╭─ Recorded information
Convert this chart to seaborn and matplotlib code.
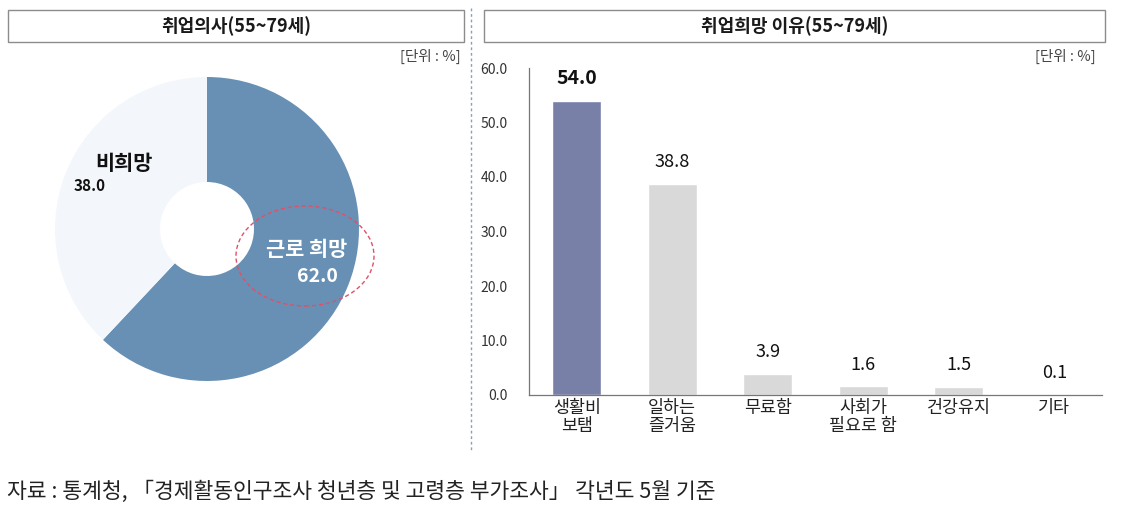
╰─
╭─ Recorded information
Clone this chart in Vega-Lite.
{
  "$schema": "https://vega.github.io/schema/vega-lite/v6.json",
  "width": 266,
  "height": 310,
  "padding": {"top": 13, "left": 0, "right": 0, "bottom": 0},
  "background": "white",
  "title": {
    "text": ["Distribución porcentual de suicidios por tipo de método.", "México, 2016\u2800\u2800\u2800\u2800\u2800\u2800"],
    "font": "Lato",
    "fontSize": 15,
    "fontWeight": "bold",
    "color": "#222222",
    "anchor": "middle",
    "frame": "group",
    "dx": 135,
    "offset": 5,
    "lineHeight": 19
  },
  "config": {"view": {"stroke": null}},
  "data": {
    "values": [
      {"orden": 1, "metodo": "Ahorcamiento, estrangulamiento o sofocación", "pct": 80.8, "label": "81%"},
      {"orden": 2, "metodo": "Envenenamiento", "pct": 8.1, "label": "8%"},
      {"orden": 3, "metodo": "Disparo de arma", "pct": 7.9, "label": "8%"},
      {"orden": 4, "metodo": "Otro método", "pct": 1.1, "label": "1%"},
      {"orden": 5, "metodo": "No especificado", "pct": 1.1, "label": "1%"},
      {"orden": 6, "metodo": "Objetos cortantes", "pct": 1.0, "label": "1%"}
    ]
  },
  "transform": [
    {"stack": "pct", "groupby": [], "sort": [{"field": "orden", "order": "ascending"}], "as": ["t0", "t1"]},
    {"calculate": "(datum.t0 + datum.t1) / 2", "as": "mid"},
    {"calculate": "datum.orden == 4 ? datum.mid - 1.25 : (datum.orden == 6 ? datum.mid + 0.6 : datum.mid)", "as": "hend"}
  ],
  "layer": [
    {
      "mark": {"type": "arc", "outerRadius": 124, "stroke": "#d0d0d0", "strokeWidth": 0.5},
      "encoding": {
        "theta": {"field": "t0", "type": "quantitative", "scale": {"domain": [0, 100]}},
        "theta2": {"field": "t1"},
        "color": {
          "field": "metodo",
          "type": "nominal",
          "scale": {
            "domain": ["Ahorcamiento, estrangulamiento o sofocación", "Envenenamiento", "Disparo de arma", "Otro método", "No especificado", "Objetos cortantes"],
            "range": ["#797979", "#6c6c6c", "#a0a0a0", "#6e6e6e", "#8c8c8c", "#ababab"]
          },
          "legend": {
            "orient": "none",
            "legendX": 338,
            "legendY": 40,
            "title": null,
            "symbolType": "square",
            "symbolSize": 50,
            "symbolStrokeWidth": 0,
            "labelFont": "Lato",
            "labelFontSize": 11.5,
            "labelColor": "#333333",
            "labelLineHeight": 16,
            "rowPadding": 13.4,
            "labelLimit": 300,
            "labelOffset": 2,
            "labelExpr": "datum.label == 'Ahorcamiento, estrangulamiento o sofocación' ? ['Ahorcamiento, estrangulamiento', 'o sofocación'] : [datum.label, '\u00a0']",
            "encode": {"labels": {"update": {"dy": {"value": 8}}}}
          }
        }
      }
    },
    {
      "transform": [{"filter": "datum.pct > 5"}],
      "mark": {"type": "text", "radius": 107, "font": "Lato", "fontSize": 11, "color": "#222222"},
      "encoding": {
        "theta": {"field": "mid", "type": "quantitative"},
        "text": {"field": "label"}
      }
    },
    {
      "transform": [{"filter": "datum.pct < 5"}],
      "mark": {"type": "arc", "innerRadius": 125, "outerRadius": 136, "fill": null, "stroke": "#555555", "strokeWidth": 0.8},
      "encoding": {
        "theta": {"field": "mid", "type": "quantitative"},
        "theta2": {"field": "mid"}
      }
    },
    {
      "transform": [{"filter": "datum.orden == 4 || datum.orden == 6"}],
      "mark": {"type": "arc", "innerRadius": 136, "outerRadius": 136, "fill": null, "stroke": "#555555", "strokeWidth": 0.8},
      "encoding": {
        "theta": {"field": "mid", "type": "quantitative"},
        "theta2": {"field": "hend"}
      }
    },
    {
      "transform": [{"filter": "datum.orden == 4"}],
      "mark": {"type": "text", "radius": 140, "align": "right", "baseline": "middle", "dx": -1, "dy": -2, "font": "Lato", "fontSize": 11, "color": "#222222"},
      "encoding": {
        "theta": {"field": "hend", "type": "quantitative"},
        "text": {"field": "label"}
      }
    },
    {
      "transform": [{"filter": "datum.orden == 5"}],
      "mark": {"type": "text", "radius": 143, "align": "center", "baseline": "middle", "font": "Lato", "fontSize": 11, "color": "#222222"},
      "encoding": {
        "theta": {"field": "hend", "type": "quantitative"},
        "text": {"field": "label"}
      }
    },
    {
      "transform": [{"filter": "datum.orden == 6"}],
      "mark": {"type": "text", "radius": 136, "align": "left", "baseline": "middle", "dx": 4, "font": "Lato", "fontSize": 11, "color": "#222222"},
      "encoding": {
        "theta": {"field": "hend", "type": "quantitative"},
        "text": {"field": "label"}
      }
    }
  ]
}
╰─
Review the preceding data and report every line that includes the string "this".

Convert this chart to seaborn and matplotlib code.
Clone this chart in Vega-Lite.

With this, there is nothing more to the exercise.